In the Media

Government move to replace tribunal judges splits profession

PUBLISHED May 30, 2012

Thursday 31 May 2012 by Jonathan Rayner

Government plans to save time in employment tribunals by using 'legal officers' in place of judges appear to have split the profession.

One employment specialist described the idea as 'short-sighted and utterly wrong', while another told the Gazette that any innovation that 'allows heads to be knocked together' is to be welcomed. The plans, in the Enterprise and Regulatory Reform (E&RR) bill currently before parliament, are part of a proposed rapid resolution scheme for simple or low-value tribunal claims.

Under the scheme, parties would agree to their case being determined by a single 'legal officer' without the need for a hearing.

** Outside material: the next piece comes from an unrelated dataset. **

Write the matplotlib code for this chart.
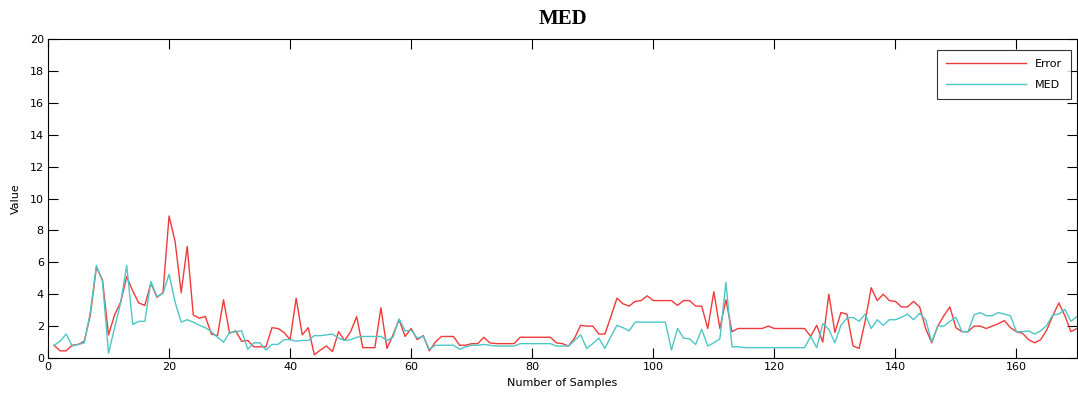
import matplotlib
matplotlib.use("Agg")
import matplotlib.pyplot as plt
import numpy as np

samples = list(range(1, 171))

error = [
    0.8, 0.45, 0.45, 0.8, 0.85, 1.05, 2.7, 5.7, 4.9, 1.45,
    2.7, 3.5, 5.1, 4.2, 3.45, 3.3, 4.7, 3.8, 4.1, 8.9,
    7.3, 4.1, 7.0, 2.7, 2.5, 2.6, 1.5, 1.4, 3.65, 1.55,
    1.7, 1.05, 1.1, 0.7, 0.7, 0.7, 1.9, 1.85, 1.6, 1.15,
    3.75, 1.45, 1.9, 0.2, 0.5, 0.75, 0.4, 1.65, 1.1, 1.65,
    2.6, 0.65, 0.65, 0.65, 3.15, 0.6, 1.45, 2.4, 1.35, 1.85,
    1.15, 1.4, 0.45, 1.0, 1.35, 1.35, 1.35, 0.8, 0.8, 0.9,
    0.9, 1.3, 0.95, 0.9, 0.9, 0.9, 0.9, 1.3, 1.3, 1.3,
    1.3, 1.3, 1.3, 0.95, 0.9, 0.75, 1.25, 2.05, 2.0, 2.0,
    1.5, 1.5, 2.6, 3.75, 3.4, 3.25, 3.55, 3.6, 3.9, 3.6,
    3.6, 3.6, 3.6, 3.3, 3.6, 3.6, 3.25, 3.25, 1.85, 4.15,
    1.85, 3.65, 1.65, 1.85, 1.85, 1.85, 1.85, 1.85, 2.0, 1.85,
    1.85, 1.85, 1.85, 1.85, 1.85, 1.35, 2.05, 1.0, 4.0, 1.6,
    2.85, 2.75, 0.75, 0.6, 2.3, 4.4, 3.6, 4.0, 3.6, 3.55,
    3.2, 3.2, 3.55, 3.2, 1.85, 0.95, 2.0, 2.65, 3.2, 1.9,
    1.65, 1.65, 2.0, 2.0, 1.85, 2.0, 2.15, 2.35, 1.9, 1.65,
    1.55, 1.15, 0.95, 1.15, 1.75, 2.65, 3.45, 2.65, 1.65, 1.85,
]

med = [
    0.8, 1.05, 1.5, 0.75, 0.85, 0.95, 2.9, 5.8, 4.8, 0.3,
    1.9, 3.45, 5.8, 2.1, 2.3, 2.3, 4.8, 3.85, 4.05, 5.25,
    3.5, 2.25, 2.4, 2.25, 2.05, 1.9, 1.65, 1.3, 1.0, 1.6,
    1.65, 1.7, 0.55, 0.95, 0.95, 0.5, 0.85, 0.85, 1.15, 1.15,
    1.05, 1.1, 1.1, 1.4, 1.4, 1.45, 1.5, 1.25, 1.1, 1.15,
    1.3, 1.35, 1.35, 1.35, 1.35, 1.1, 1.3, 2.45, 1.7, 1.75,
    1.25, 1.35, 0.55, 0.8, 0.8, 0.8, 0.8, 0.55, 0.7, 0.8,
    0.8, 0.85, 0.8, 0.75, 0.75, 0.75, 0.75, 0.9, 0.9, 0.9,
    0.9, 0.9, 0.9, 0.75, 0.75, 0.75, 1.1, 1.45, 0.6, 0.9,
    1.25, 0.6, 1.35, 2.05, 1.9, 1.7, 2.25, 2.25, 2.25, 2.25,
    2.25, 2.25, 0.5, 1.85, 1.25, 1.2, 0.85, 1.8, 0.75, 0.95,
    1.2, 4.75, 0.7, 0.7, 0.65, 0.65, 0.65, 0.65, 0.65, 0.65,
    0.65, 0.65, 0.65, 0.65, 0.65, 1.35, 0.65, 2.15, 1.8, 0.95,
    2.05, 2.5, 2.55, 2.3, 2.75, 1.85, 2.4, 2.05, 2.4, 2.4,
    2.55, 2.75, 2.4, 2.8, 2.4, 1.0, 2.0, 2.0, 2.3, 2.55,
    1.65, 1.65, 2.7, 2.85, 2.65, 2.65, 2.85, 2.75, 2.65, 1.65,
    1.65, 1.7, 1.5, 1.7, 2.05, 2.7, 2.75, 3.05, 2.3, 2.6,
]

title = "MED"
xlabel = "Number of Samples"
ylabel = "Value"
series_names = ["Error", "MED"]

fig = plt.figure(figsize=(10.78, 3.96), dpi=100)
fig.patch.set_facecolor("white")
ax = fig.add_axes([48 / 1078, 1 - 358 / 396, (1077 - 48) / 1078, (358 - 39) / 396])

ax.plot(samples, error, color="#f03a3a", lw=1.0, label=series_names[0])
ax.plot(samples, med, color="#4ec6c6", lw=1.0, label=series_names[1])

ax.set_xlim(0, 170)
ax.set_ylim(0, 20)
ax.set_xticks(np.arange(0, 161, 20))
ax.set_yticks(np.arange(0, 21, 2))
ax.tick_params(direction="in", length=7, width=0.8, top=True, right=True,
               labelsize=8, colors="black", pad=3)
for s in ax.spines.values():
    s.set_linewidth(0.8)

ax.set_xlabel(xlabel, fontsize=8, labelpad=4)
ax.set_ylabel(ylabel, fontsize=8, labelpad=6)
ax.set_title(title, fontsize=15, fontweight="bold", family="Liberation Serif", pad=11)

leg = ax.legend(loc="upper right",
                bbox_to_anchor=((1071 - 48) / 1029, (358 - 50) / 319),
                borderaxespad=0.0,
                fontsize=8, frameon=True, fancybox=False, edgecolor="black",
                handlelength=7.2, borderpad=0.8, labelspacing=1.0, handletextpad=0.8)
leg.get_frame().set_linewidth(0.8)

fig.savefig("out.png", dpi=100)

The Department for Business, Innovation & Skills (BIS) is to consult later this year on what qualifications and skills legal officers should have. The types of claim to which the rapid resolution scheme would apply are to be defined by secondary legislation, also probably later this year.

Hertfordshire firm Law Abroad director Kerry Underwood, who sat for eight years as a part-time employment judge, said: 'Employment tribunals are specialist jurisdictions requiring specialist judges sitting with panel members. The system works well, with fewer appeals than other tribunals, and to tamper with it risks discrediting the whole process.

'This is old-fashioned thinking from old-fashioned people that is short-sighted and utterly wrong.'

However, Gordon Turner of London firm Gordon Turner Employment Lawyers said that so many cases without merit appear before the tribunal that he welcomed any attempt to unblock the courts so that more substantive cases could be heard. He said: 'You don't need a judge for an unlawful deduction claim, just a person with a calculator. Legal officers could cut legal costs and public spending. Anything that allows heads to be knocked together must be a good thing.'

The E&RR bill also proposes changes to employment tribunal procedure to allow a judge to sit alone in appropriate cases. Another measure would oblige claimants to seek a settlement through ACAS before going to an employment tribunal.

Legislation to protect whistleblowers is to be amended so that it applies only where the individual has made a disclosure in the public interest.

Other changes include: varying the cap on unfair dismissal awards, so that the limit could be lowered for smaller firms, and allowing tribunals to impose financial penalties on employers who have breached employment rights where there have been 'aggravating features'.